For those with sufficient vision, large print is often desirable. Although they are somewhat bulkier, materials in large print have all the advantages of regular print. They are relatively portable, require no special equipment, convey all the graphic and spatial information contained in the original, and can be easily referenced. Producing large print copies of materials is simple if the document is not too lengthy and is available in electronic text, although some reformatting may be necessary. However, relatively few textbooks are available in large print and those that are tend to be expensive. We have the ability to recreate your books in large print as needed.
Braille is a system of reading and writing for blind individuals. The basic unit is the braille cell. From these six raised dots you can get 64 possible combinations. There are many more inkprint symbols than the 64 braille symbols. For example, most computer systems handle about 96 different inkprint symbols. This problem is solved by using contractions, assigning more than one braille cell to represent certain inkprint symbols, and in some cases, by using specialized codes for unique applications. Thus, learning to read and write braille requires considerable training and practice.
Providing materials in an audio format is one method of making information accessible to persons who are blind or visually impaired. Many individuals with learning disabilities also use materials in audio format because they find it difficult to process printed information. Audio material was commonly recorded on cassette tapes, also known as books-on-tape. New technology allows conversion of e-text into audio formats by having E-text read with a speech synthesizer to create MP3 and WAV files, which are then placed on CDs for students to use with their computers or MP3 players.
Course materials must be submitted in a timely manner. Delivery dates are determined on a case by case basis. Upon review of material to be formatted and converted, the student will be notified of the projected completion date. Time required is determined by the original source material format, the conversion process, the scope of the project, and the project schedule and priority system.
Production will follow this priority order:
- examination material
- required text books
- class handouts
- required and instructor-approved supplemental course materials
- general college materials
The college will not produce materials which are not directly related to instruction, or required to provide access to college public information.
Preference is given to the format specified by the student, but not guaranteed. The Alternate Media Specialist may consult with the student and the counselor/advisor to determine and recommend the specific media format.

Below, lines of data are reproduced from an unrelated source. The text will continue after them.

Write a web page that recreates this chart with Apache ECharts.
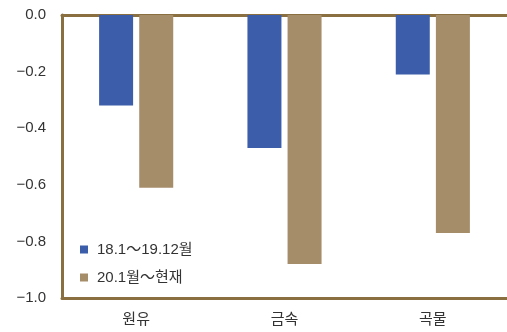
<!DOCTYPE html>
<html><head><meta charset="utf-8">
<script src="https://cdn.jsdelivr.net/npm/echarts@6/dist/echarts.min.js"></script>
<style>html,body{margin:0;padding:0;background:#fff}#c{width:507px;height:332px}</style>
</head><body><div id="c"></div>
<script>
const categories = ['원유', '금속', '곡물'];
const seriesNames = ['18.1～19.12월', '20.1월～현재'];
const series1 = [-0.32, -0.47, -0.21];
const series2 = [-0.61, -0.88, -0.77];
const yTicks = [0, -0.2, -0.4, -0.6, -0.8, -1.0];

const font = "'Liberation Sans', 'Noto Sans CJK KR', sans-serif";
const frame = '#8a6f40';
const chart = echarts.init(document.getElementById('c'));
chart.setOption({
  animation: false,
  grid: { left: 62, right: -2, top: 15, bottom: 34 },
  legend: {
    orient: 'vertical', left: 75, top: 237, itemWidth: 8, itemHeight: 8, itemGap: 13,
    icon: 'rect',
    textStyle: { fontFamily: font, fontSize: 15, color: '#333', padding: [0, 0, 0, 4] },
    data: seriesNames
  },
  xAxis: [{
    type: 'category', data: categories, position: 'bottom',
    axisLine: { show: true, onZero: false, lineStyle: { color: frame, width: 3 } }, axisTick: { show: false },
    axisLabel: { fontFamily: font, fontSize: 15, color: '#333', margin: 14 }
  }, {
    type: 'category', data: categories, position: 'top',
    axisLine: { show: true, onZero: false, lineStyle: { color: frame, width: 3 } }, axisTick: { show: false },
    axisLabel: { show: false }
  }],
  yAxis: {
    type: 'value', min: -1.0, max: 0, interval: 0.2,
    axisLine: { show: true, onZero: false, lineStyle: { color: frame, width: 3 } }, axisTick: { show: false }, splitLine: { show: false },
    axisLabel: { fontFamily: font, fontSize: 15, color: '#333', margin: 16,
      formatter: v => { const s = Math.abs(v).toFixed(1); return v < -1e-9 ? '\u2212' + s : s; } }
  },
  series: [
    { name: seriesNames[0], type: 'bar', data: series1, barWidth: 34, barGap: '18%', itemStyle: { color: '#3b5daa' } },
    { name: seriesNames[1], type: 'bar', data: series2, barWidth: 34, itemStyle: { color: '#a68d6a' } }
  ]
});
</script></body></html>
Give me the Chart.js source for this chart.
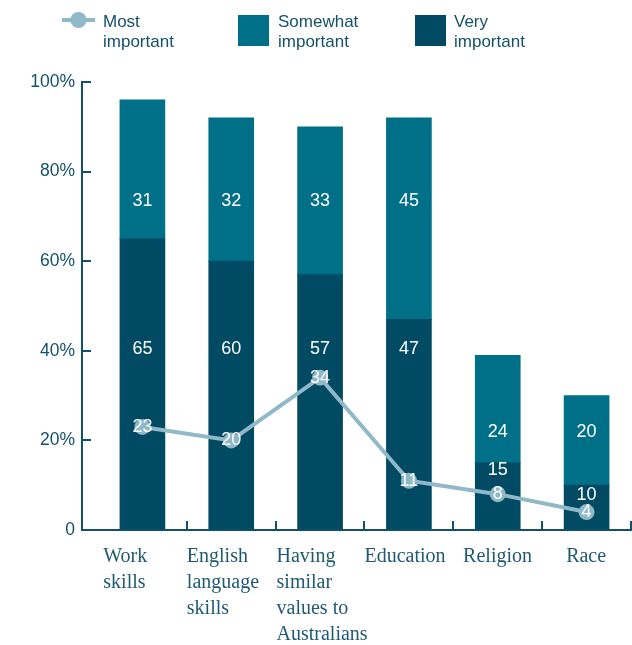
<!DOCTYPE html>
<html lang="en">
<head>
<meta charset="UTF-8">
<title>Importance of factors</title>
<script src="https://cdn.jsdelivr.net/npm/chart.js@4.4.1/dist/chart.umd.min.js"></script>
<style>
    body { margin: 0; background: #ffffff; }
    #wrap { width: 632px; height: 645px; }
</style>
</head>
<body>
<div id="wrap"><canvas id="importanceChart" width="632" height="645"></canvas></div>
<script>
    const categories = [['Work', 'skills'], ['English', 'language', 'skills'], ['Having', 'similar', 'values to', 'Australians'], ['Education'], ['Religion'], ['Race']];
    const veryImportant = [65, 60, 57, 47, 15, 10];
    const somewhatImportant = [31, 32, 33, 45, 24, 20];
    const mostImportant = [23, 20, 34, 11, 8, 4];
    const yTicks = [0, 20, 40, 60, 80, 100];

    // text placement: category text start relative to bar centre, value labels height (in % units)
    const labelShift = [-0.44, -0.5, -0.49, -0.5, -0.39, -0.23];
    const veryLabelAt = [40.4, 40.4, 40.4, 40.4, 13.4, 7.8];
    const somewhatLabelAt = [73.4, 73.4, 73.4, 73.4, 21.9, 21.9];

    const DARK = '#004b63';
    const MID = '#006f88';
    const LIGHT = '#8fb8c8';
    const INK = '#13516a';
    const SANS = '"Liberation Sans", Arial, sans-serif';
    const X_MIN = -0.68, X_MAX = 5.5;

    const points = arr => arr.map((v, i) => ({ x: i, y: v }));

    // legend drawn across the top of the canvas
    const topLegend = {
        id: 'topLegend',
        afterDraw(chart) {
            const ctx = chart.ctx;
            const ds = chart.data.datasets;
            ctx.save();
            ctx.strokeStyle = ds[0].borderColor;
            ctx.lineWidth = 4;
            ctx.beginPath();
            ctx.moveTo(62, 20);
            ctx.lineTo(95, 20);
            ctx.stroke();
            ctx.fillStyle = ds[0].pointBackgroundColor;
            ctx.beginPath();
            ctx.arc(78.5, 20, 8, 0, Math.PI * 2);
            ctx.fill();
            ctx.fillStyle = ds[2].backgroundColor;
            ctx.fillRect(238, 15, 31, 31);
            ctx.fillStyle = ds[1].backgroundColor;
            ctx.fillRect(415, 15, 31, 31);

            ctx.font = '17px ' + SANS;
            ctx.fillStyle = INK;
            ctx.textBaseline = 'alphabetic';
            const items = [[103, ds[0].label], [278, ds[2].label], [454, ds[1].label]];
            items.forEach(([x, lines]) => {
                lines.forEach((t, k) => ctx.fillText(t, x, 27 + k * 20));
            });
            ctx.restore();
        }
    };

    // white value labels on bars and line points
    const valueLabels = {
        id: 'valueLabels',
        afterDatasetsDraw(chart) {
            const ctx = chart.ctx;
            const y = chart.scales.y;
            ctx.save();
            ctx.font = '18px ' + SANS;
            ctx.fillStyle = '#ffffff';
            ctx.textAlign = 'center';
            ctx.textBaseline = 'middle';
            chart.getDatasetMeta(1).data.forEach((bar, i) => {
                ctx.fillText(veryImportant[i], bar.x, y.getPixelForValue(veryLabelAt[i]));
            });
            chart.getDatasetMeta(2).data.forEach((bar, i) => {
                ctx.fillText(somewhatImportant[i], bar.x, y.getPixelForValue(somewhatLabelAt[i]));
            });
            chart.getDatasetMeta(0).data.forEach((pt, i) => {
                ctx.fillText(mostImportant[i], pt.x, pt.y);
            });
            ctx.restore();
        }
    };

    new Chart(document.getElementById('importanceChart'), {
        data: {
            datasets: [
                {
                    type: 'line',
                    label: ['Most', 'important'],
                    data: points(mostImportant),
                    stack: 'line',
                    borderColor: LIGHT,
                    borderWidth: 4,
                    pointRadius: 8,
                    pointBackgroundColor: LIGHT,
                    pointBorderWidth: 0,
                    tension: 0,
                    order: 0
                },
                {
                    type: 'bar',
                    label: ['Very', 'important'],
                    data: points(veryImportant),
                    stack: 'bars',
                    backgroundColor: DARK,
                    barThickness: 45,
                    order: 1
                },
                {
                    type: 'bar',
                    label: ['Somewhat', 'important'],
                    data: points(somewhatImportant),
                    stack: 'bars',
                    backgroundColor: MID,
                    barThickness: 45,
                    order: 1
                }
            ]
        },
        options: {
            responsive: false,
            animation: false,
            layout: { autoPadding: false, padding: { top: 82, right: 1, bottom: 0, left: 0 } },
            plugins: { legend: { display: false }, tooltip: { enabled: false } },
            scales: {
                x: {
                    type: 'linear',
                    min: X_MIN,
                    max: X_MAX,
                    offset: false,
                    weight: 1,
                    border: { display: false },
                    grid: { display: false, drawTicks: false, offset: false },
                    afterBuildTicks: s => { s.ticks = categories.map((c, i) => ({ value: i + labelShift[i] })); },
                    afterFit: s => { s.height = 115; s.paddingRight = 0; s.paddingLeft = 0; },
                    ticks: {
                        autoSkip: false,
                        maxRotation: 0,
                        minRotation: 0,
                        align: 'start',
                        padding: 14,
                        color: '#1f5a72',
                        font: { family: '"Liberation Serif", "Times New Roman", serif', size: 20, lineHeight: 1.3 },
                        callback: (v, i) => categories[i]
                    }
                },
                xb: {
                    type: 'linear',
                    position: 'bottom',
                    min: X_MIN,
                    max: X_MAX,
                    offset: false,
                    weight: 0,
                    border: { display: true, color: INK, width: 2 },
                    grid: { drawOnChartArea: false, offset: false, tickLength: -9, color: INK, lineWidth: 2 },
                    afterBuildTicks: s => { s.ticks = categories.map((c, i) => ({ value: i + 0.5 })); },
                    afterFit: s => { s.height = 0; },
                    ticks: { display: false }
                },
                y: {
                    stacked: true,
                    min: 0,
                    max: 100,
                    border: { display: true, color: INK, width: 2 },
                    grid: { drawOnChartArea: false, tickLength: -9, color: INK, lineWidth: 2 },
                    afterBuildTicks: s => { s.ticks = yTicks.map(v => ({ value: v })); },
                    afterFit: s => { s.width = 82; },
                    ticks: {
                        padding: 16,
                        color: INK,
                        font: { family: SANS, size: 17.5 },
                        callback: v => v === 0 ? '0' : v + '%'
                    }
                }
            }
        },
        plugins: [topLegend, valueLabels]
    });
</script>
</body>
</html>
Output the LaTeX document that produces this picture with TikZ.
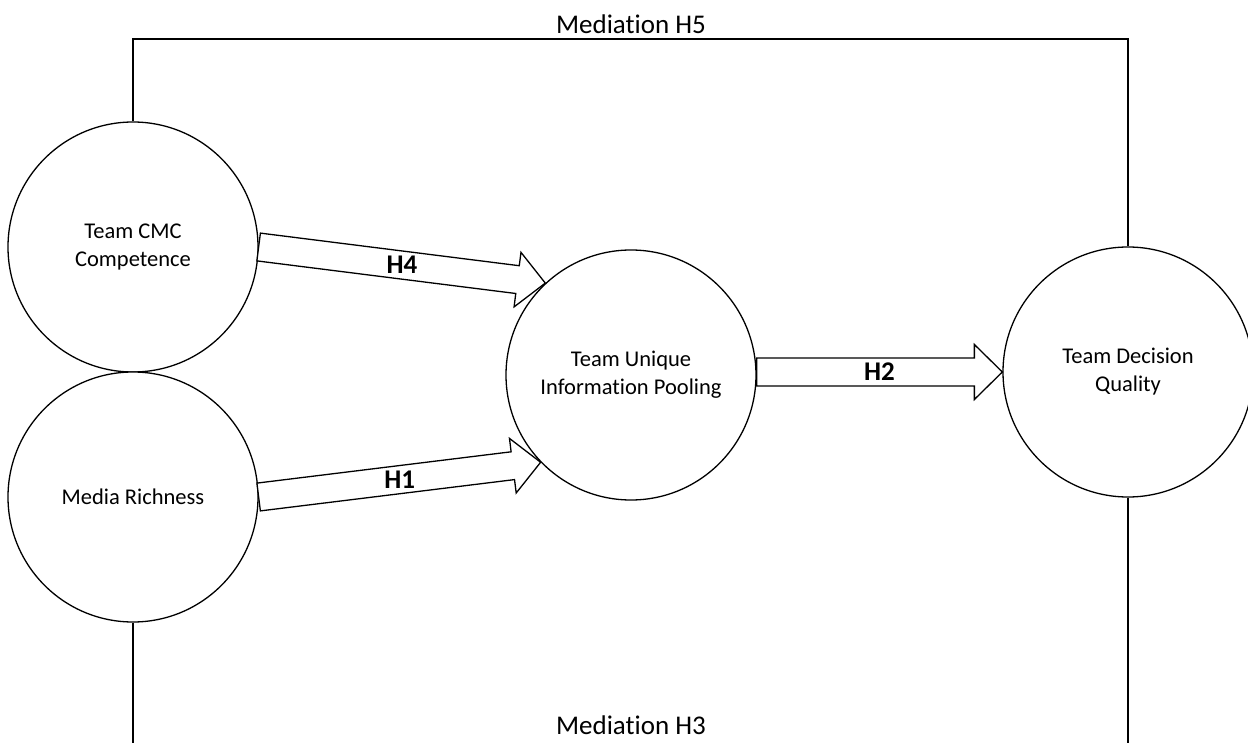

Proof of purchase is required to obtain a publisher’s e-text copy for alternate media production of any materials which the college requires students to buy.
The student may not copy or reproduce any alternate media provided by DSP&S, nor allow anyone else to do so. Electronic files are copyrighted and may not be reproduced or distributed in a format other than that specifically provided for use by the student with a disability. Any further reproduction or use is a copyright infringement. Misuse of alternate media may result in disciplinary action and/or suspension of services.
Students will be provided with one alternate format for each material required.
Test accommodation services that include alternative media must be arranged with the test proctor one week ahead of the exam date, unless an exception is made through your counselor/advisor.